• [Source material]
>>>>

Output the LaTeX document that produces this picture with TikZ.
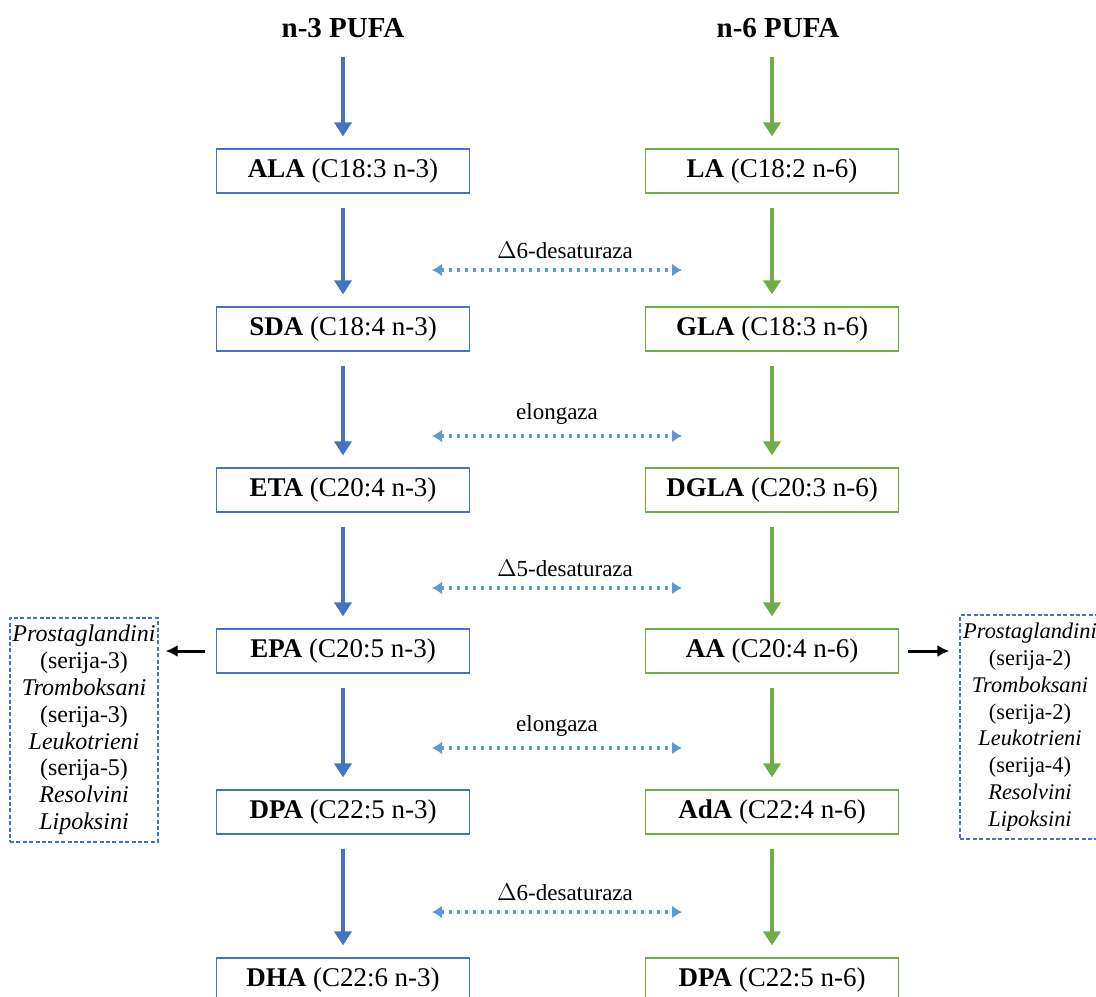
\documentclass[tikz,border=0pt]{standalone}
\usepackage{fontspec}
\setmainfont{Liberation Serif}
\usetikzlibrary{arrows.meta,positioning}
\definecolor{nblue}{HTML}{4472C4}
\definecolor{ngreen}{HTML}{70AD47}
\definecolor{lblue}{HTML}{5B9BD5}

\begin{document}
\begin{tikzpicture}[x=0.5pt,y=-0.5pt,>=Latex,
acid3/.style={draw=nblue,line width=0.6pt,minimum width=126.5pt,minimum height=22pt,inner sep=0pt,font=\fontsize{13.5}{16}\selectfont},
acid6/.style={acid3,draw=ngreen},
head/.style={font=\fontsize{14.5}{17}\selectfont\bfseries},
flow3/.style={draw=nblue,line width=1.8pt,-{Triangle[width=8.5pt,length=7pt]},shorten <=7pt,shorten >=6pt},
flow6/.style={flow3,draw=ngreen},
enzyme/.style={draw=lblue,line width=1.6pt,dash pattern=on 1.6pt off 2.4pt,{Latex[width=6.5pt,length=5pt]}-{Latex[width=6.5pt,length=5pt]}},
lab/.style={font=\fontsize{11.5}{13}\selectfont,inner sep=1pt},
eico/.style={draw=nblue,dash pattern=on 2pt off 1.2pt,line width=0.6pt,align=center,inner sep=0pt,minimum height=112pt,font=\fontsize{12}{13.4}\selectfont},
outflow/.style={-{Latex[width=6pt,length=6pt]},line width=1.5pt,black}]
\useasboundingbox (0,0) rectangle (1096,996);
\node[head] (n3) at (343,28) {n-3 PUFA};
\node[head] (n6) at (778,28) {n-6 PUFA};
% n-3 column
\node[acid3] (ala) at (343,171) {\textbf{ALA} (C18:3 n-3)};
\node[acid3] (sda) at (343,329) {\textbf{SDA} (C18:4 n-3)};
\node[acid3] (eta) at (343,490) {\textbf{ETA} (C20:4 n-3)};
\node[acid3] (epa) at (343,651) {\textbf{EPA} (C20:5 n-3)};
\node[acid3] (dpa3) at (343,812) {\textbf{DPA} (C22:5 n-3)};
\node[acid3] (dha) at (343,980) {\textbf{DHA} (C22:6 n-3)};
% n-6 column
\node[acid6] (la) at (772,171) {\textbf{LA} (C18:2 n-6)};
\node[acid6] (gla) at (772,329) {\textbf{GLA} (C18:3 n-6)};
\node[acid6] (dgla) at (772,490) {\textbf{DGLA} (C20:3 n-6)};
\node[acid6] (aa) at (772,651) {\textbf{AA} (C20:4 n-6)};
\node[acid6] (ada) at (772,812) {\textbf{AdA} (C22:4 n-6)};
\node[acid6] (dpa6) at (772,980) {\textbf{DPA} (C22:5 n-6)};
% eicosanoids
\node[eico,text width=74pt] (eico3) at (84,730)
{\textit{Prostaglandini}\\(serija-3)\\\textit{Tromboksani}\\(serija-3)\\\textit{Leukotrieni}\\(serija-5)\\\textit{Resolvini}\\\textit{Lipoksini}};
\node[eico,text width=70pt,font=\fontsize{11.2}{13.4}\selectfont] (eico6) at (1030,727)
{\textit{Prostaglandini}\\(serija-2)\\\textit{Tromboksani}\\(serija-2)\\\textit{Leukotrieni}\\(serija-4)\\\textit{Resolvini}\\\textit{Lipoksini}};
% enzyme steps
\coordinate (e1l) at (432,270); \coordinate (e1r) at (682,270);
\coordinate (e2l) at (432,436); \coordinate (e2r) at (682,436);
\coordinate (e3l) at (432,588); \coordinate (e3r) at (682,588);
\coordinate (e4l) at (432,748); \coordinate (e4r) at (682,748);
\coordinate (e5l) at (432,912); \coordinate (e5r) at (682,912);
\draw[flow3,shorten <=6pt] (n3)--(ala);
\draw[flow6,shorten <=6pt] (n6.south-|la.north)--(la);
\draw[flow3] (ala)--(sda);
\draw[flow3] (sda)--(eta);
\draw[flow3] (eta)--(epa);
\draw[flow3] (epa)--(dpa3);
\draw[flow3] (dpa3)--(dha);
\draw[flow6] (la)--(gla);
\draw[flow6] (gla)--(dgla);
\draw[flow6] (dgla)--(aa);
\draw[flow6] (aa)--(ada);
\draw[flow6] (ada)--(dpa6);
\draw[enzyme] (e1l)--(e1r) node[midway,above=4pt,xshift=4pt,lab] {$\Delta$6-desaturaza};
\draw[enzyme] (e2l)--(e2r) node[midway,above=4pt,lab] {elongaza};
\draw[enzyme] (e3l)--(e3r) node[midway,above=4pt,xshift=4pt,lab] {$\Delta$5-desaturaza};
\draw[enzyme] (e4l)--(e4r) node[midway,above=4pt,lab] {elongaza};
\draw[enzyme] (e5l)--(e5r) node[midway,above=4pt,xshift=4pt,lab] {$\Delta$6-desaturaza};
\draw[outflow,shorten <=5.5pt,shorten >=3.5pt] (epa.west)--(eico3.east|-epa.west);
\draw[outflow,shorten <=4.5pt,shorten >=5pt] (aa.east)--(eico6.west|-aa.east);
\end{tikzpicture}
\end{document}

<<<<

Repeat the listing in full and exactly. Do not include any images.

Output the LaTeX document that produces this picture with TikZ.
\documentclass[tikz,border=0pt]{standalone}
\usepackage{fontspec}
\setmainfont{Liberation Serif}
\usetikzlibrary{arrows.meta,positioning}
\definecolor{nblue}{HTML}{4472C4}
\definecolor{ngreen}{HTML}{70AD47}
\definecolor{lblue}{HTML}{5B9BD5}

\begin{document}
\begin{tikzpicture}[x=0.5pt,y=-0.5pt,>=Latex,
acid3/.style={draw=nblue,line width=0.6pt,minimum width=126.5pt,minimum height=22pt,inner sep=0pt,font=\fontsize{13.5}{16}\selectfont},
acid6/.style={acid3,draw=ngreen},
head/.style={font=\fontsize{14.5}{17}\selectfont\bfseries},
flow3/.style={draw=nblue,line width=1.8pt,-{Triangle[width=8.5pt,length=7pt]},shorten <=7pt,shorten >=6pt},
flow6/.style={flow3,draw=ngreen},
enzyme/.style={draw=lblue,line width=1.6pt,dash pattern=on 1.6pt off 2.4pt,{Latex[width=6.5pt,length=5pt]}-{Latex[width=6.5pt,length=5pt]}},
lab/.style={font=\fontsize{11.5}{13}\selectfont,inner sep=1pt},
eico/.style={draw=nblue,dash pattern=on 2pt off 1.2pt,line width=0.6pt,align=center,inner sep=0pt,minimum height=112pt,font=\fontsize{12}{13.4}\selectfont},
outflow/.style={-{Latex[width=6pt,length=6pt]},line width=1.5pt,black}]
\useasboundingbox (0,0) rectangle (1096,996);
\node[head] (n3) at (343,28) {n-3 PUFA};
\node[head] (n6) at (778,28) {n-6 PUFA};
% n-3 column
\node[acid3] (ala) at (343,171) {\textbf{ALA} (C18:3 n-3)};
\node[acid3] (sda) at (343,329) {\textbf{SDA} (C18:4 n-3)};
\node[acid3] (eta) at (343,490) {\textbf{ETA} (C20:4 n-3)};
\node[acid3] (epa) at (343,651) {\textbf{EPA} (C20:5 n-3)};
\node[acid3] (dpa3) at (343,812) {\textbf{DPA} (C22:5 n-3)};
\node[acid3] (dha) at (343,980) {\textbf{DHA} (C22:6 n-3)};
% n-6 column
\node[acid6] (la) at (772,171) {\textbf{LA} (C18:2 n-6)};
\node[acid6] (gla) at (772,329) {\textbf{GLA} (C18:3 n-6)};
\node[acid6] (dgla) at (772,490) {\textbf{DGLA} (C20:3 n-6)};
\node[acid6] (aa) at (772,651) {\textbf{AA} (C20:4 n-6)};
\node[acid6] (ada) at (772,812) {\textbf{AdA} (C22:4 n-6)};
\node[acid6] (dpa6) at (772,980) {\textbf{DPA} (C22:5 n-6)};
% eicosanoids
\node[eico,text width=74pt] (eico3) at (84,730)
{\textit{Prostaglandini}\\(serija-3)\\\textit{Tromboksani}\\(serija-3)\\\textit{Leukotrieni}\\(serija-5)\\\textit{Resolvini}\\\textit{Lipoksini}};
\node[eico,text width=70pt,font=\fontsize{11.2}{13.4}\selectfont] (eico6) at (1030,727)
{\textit{Prostaglandini}\\(serija-2)\\\textit{Tromboksani}\\(serija-2)\\\textit{Leukotrieni}\\(serija-4)\\\textit{Resolvini}\\\textit{Lipoksini}};
% enzyme steps
\coordinate (e1l) at (432,270); \coordinate (e1r) at (682,270);
\coordinate (e2l) at (432,436); \coordinate (e2r) at (682,436);
\coordinate (e3l) at (432,588); \coordinate (e3r) at (682,588);
\coordinate (e4l) at (432,748); \coordinate (e4r) at (682,748);
\coordinate (e5l) at (432,912); \coordinate (e5r) at (682,912);
\draw[flow3,shorten <=6pt] (n3)--(ala);
\draw[flow6,shorten <=6pt] (n6.south-|la.north)--(la);
\draw[flow3] (ala)--(sda);
\draw[flow3] (sda)--(eta);
\draw[flow3] (eta)--(epa);
\draw[flow3] (epa)--(dpa3);
\draw[flow3] (dpa3)--(dha);
\draw[flow6] (la)--(gla);
\draw[flow6] (gla)--(dgla);
\draw[flow6] (dgla)--(aa);
\draw[flow6] (aa)--(ada);
\draw[flow6] (ada)--(dpa6);
\draw[enzyme] (e1l)--(e1r) node[midway,above=4pt,xshift=4pt,lab] {$\Delta$6-desaturaza};
\draw[enzyme] (e2l)--(e2r) node[midway,above=4pt,lab] {elongaza};
\draw[enzyme] (e3l)--(e3r) node[midway,above=4pt,xshift=4pt,lab] {$\Delta$5-desaturaza};
\draw[enzyme] (e4l)--(e4r) node[midway,above=4pt,lab] {elongaza};
\draw[enzyme] (e5l)--(e5r) node[midway,above=4pt,xshift=4pt,lab] {$\Delta$6-desaturaza};
\draw[outflow,shorten <=5.5pt,shorten >=3.5pt] (epa.west)--(eico3.east|-epa.west);
\draw[outflow,shorten <=4.5pt,shorten >=5pt] (aa.east)--(eico6.west|-aa.east);
\end{tikzpicture}
\end{document}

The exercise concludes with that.